I've never heard of the beehive trail, nor had I ever heard of the truck trail being called that, but I know which one you're talking about.  It's nice to put somewhat official names to trails that we've often coined our own names for in the last year.  Like Jug, we always referred to as the warm-up twisties.


----------



## rueler (May 14, 2009)

bvibert said:


> I've never heard of the beehive trail, nor had I ever heard of the truck trail being called that, but I know which one you're talking about.  It's nice to put somewhat official names to trails that we've often coined our own names for in the last year.  Like Jug, we always referred to as the warm-up twisties.



that's the great thing about a trail name...it doesn't have to be in stone...just has to be something that you and your buddies can relate with so that you can talk about your rides. The Beehive Trail is the last portion of the trail that goes slightly downhill towards Sessions (you are practically in Sessions) if you took it straight all the way you'd end up on the gravel path in the Sessions complex. 

A few years back I decided that I would pull what I called the beehive pinata. I took an ULTRA long stick and knocked the hive out of the sapling and pushed it off the trail. Fortunately, I escaped unscathed


----------



## bvibert (May 14, 2009)

Nice work on the beehive removal.  I think I know the trail you're talking about.  I haven't spent a ton of time in that area though.


----------



## rueler (May 14, 2009)

you've definitely done it plenty...if you've ever rode b street...at the end you take a right ....when on that trail you eventually come to a Y in the trail...left takes you towards the Sessions parking area and the crossover of route 69...the right takes you up to the Beehive Trail...it eventually can wrap around and take you on the blue trail...which I call truck trail


----------



## bvibert (May 14, 2009)

rueler said:


> you've definitely done it plenty...if you've ever rode b street...at the end you take a right ....when on that trail you eventually come to a Y in the trail...left takes you towards the Sessions parking area and the crossover of route 69...the right takes you up to the Beehive Trail...it eventually can wrap around and take you on the blue trail...which I call truck trail



That's about where I figured.  I've been on the section that actually runs into the gravel loop once, I think.  I still have yet to get into the sessions side of Nass yet this season, aside from where we were yesterday


----------



## WoodCore (May 15, 2009)

FYI, I did take a pretty good crash during the ride last night and didn't think much of it until I woke up this morning only to look in the mirror and see this.....

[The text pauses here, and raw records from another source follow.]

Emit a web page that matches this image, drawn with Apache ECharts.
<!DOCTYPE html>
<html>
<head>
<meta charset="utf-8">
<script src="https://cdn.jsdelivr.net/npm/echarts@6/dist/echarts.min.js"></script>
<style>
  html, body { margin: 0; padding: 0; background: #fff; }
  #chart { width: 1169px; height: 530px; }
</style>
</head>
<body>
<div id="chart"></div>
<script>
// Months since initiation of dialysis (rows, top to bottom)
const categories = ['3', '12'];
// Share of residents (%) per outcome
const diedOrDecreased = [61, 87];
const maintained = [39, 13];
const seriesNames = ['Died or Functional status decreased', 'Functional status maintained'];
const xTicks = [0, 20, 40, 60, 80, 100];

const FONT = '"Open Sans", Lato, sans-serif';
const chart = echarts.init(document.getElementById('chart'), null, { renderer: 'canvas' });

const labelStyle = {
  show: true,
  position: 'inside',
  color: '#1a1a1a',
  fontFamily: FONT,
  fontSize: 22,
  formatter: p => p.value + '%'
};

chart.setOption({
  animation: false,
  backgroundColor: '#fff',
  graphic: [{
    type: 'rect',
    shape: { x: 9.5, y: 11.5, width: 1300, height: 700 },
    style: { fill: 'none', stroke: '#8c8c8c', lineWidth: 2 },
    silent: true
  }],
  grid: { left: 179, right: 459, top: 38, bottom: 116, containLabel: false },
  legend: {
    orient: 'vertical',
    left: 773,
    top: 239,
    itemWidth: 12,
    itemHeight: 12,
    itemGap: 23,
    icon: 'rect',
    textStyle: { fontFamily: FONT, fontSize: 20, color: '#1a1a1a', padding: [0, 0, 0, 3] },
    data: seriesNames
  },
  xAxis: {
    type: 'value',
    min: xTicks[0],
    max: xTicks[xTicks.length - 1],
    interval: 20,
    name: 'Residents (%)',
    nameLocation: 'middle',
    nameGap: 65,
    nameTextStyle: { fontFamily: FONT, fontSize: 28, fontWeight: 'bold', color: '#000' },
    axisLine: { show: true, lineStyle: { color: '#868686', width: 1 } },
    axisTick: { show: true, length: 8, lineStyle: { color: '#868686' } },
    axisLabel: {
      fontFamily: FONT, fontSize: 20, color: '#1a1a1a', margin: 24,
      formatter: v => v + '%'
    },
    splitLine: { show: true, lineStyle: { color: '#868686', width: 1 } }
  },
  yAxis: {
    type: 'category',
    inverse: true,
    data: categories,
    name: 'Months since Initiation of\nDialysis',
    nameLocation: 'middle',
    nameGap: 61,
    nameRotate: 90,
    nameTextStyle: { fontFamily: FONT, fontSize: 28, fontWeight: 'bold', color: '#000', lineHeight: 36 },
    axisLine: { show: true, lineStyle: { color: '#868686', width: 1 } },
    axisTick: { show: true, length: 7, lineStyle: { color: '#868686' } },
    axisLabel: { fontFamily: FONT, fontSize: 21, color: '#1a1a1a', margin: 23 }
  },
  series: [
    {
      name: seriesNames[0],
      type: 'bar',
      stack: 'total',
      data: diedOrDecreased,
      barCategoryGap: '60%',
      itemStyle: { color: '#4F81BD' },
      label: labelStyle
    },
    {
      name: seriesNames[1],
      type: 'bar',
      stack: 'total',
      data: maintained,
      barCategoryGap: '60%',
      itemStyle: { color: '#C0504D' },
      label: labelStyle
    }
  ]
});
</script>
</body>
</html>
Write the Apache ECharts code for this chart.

:beer: It actually looks worst than it feels and I'm so looking forward to a ride tomorrow as long as the weather decides to cooperate.


----------



## bvibert (May 15, 2009)

That sucks!  Glad that it's better than it looks at least.


----------



## RootDKJ (May 15, 2009)

WoodCore said:


> FYI, I did take a pretty good crash during the ride last night and didn't think much of it until I woke up this morning only to look in the mirror and see this.....
> 
> 
> 
> ...



After all these years, I finally know what is on the other side of HAL


----------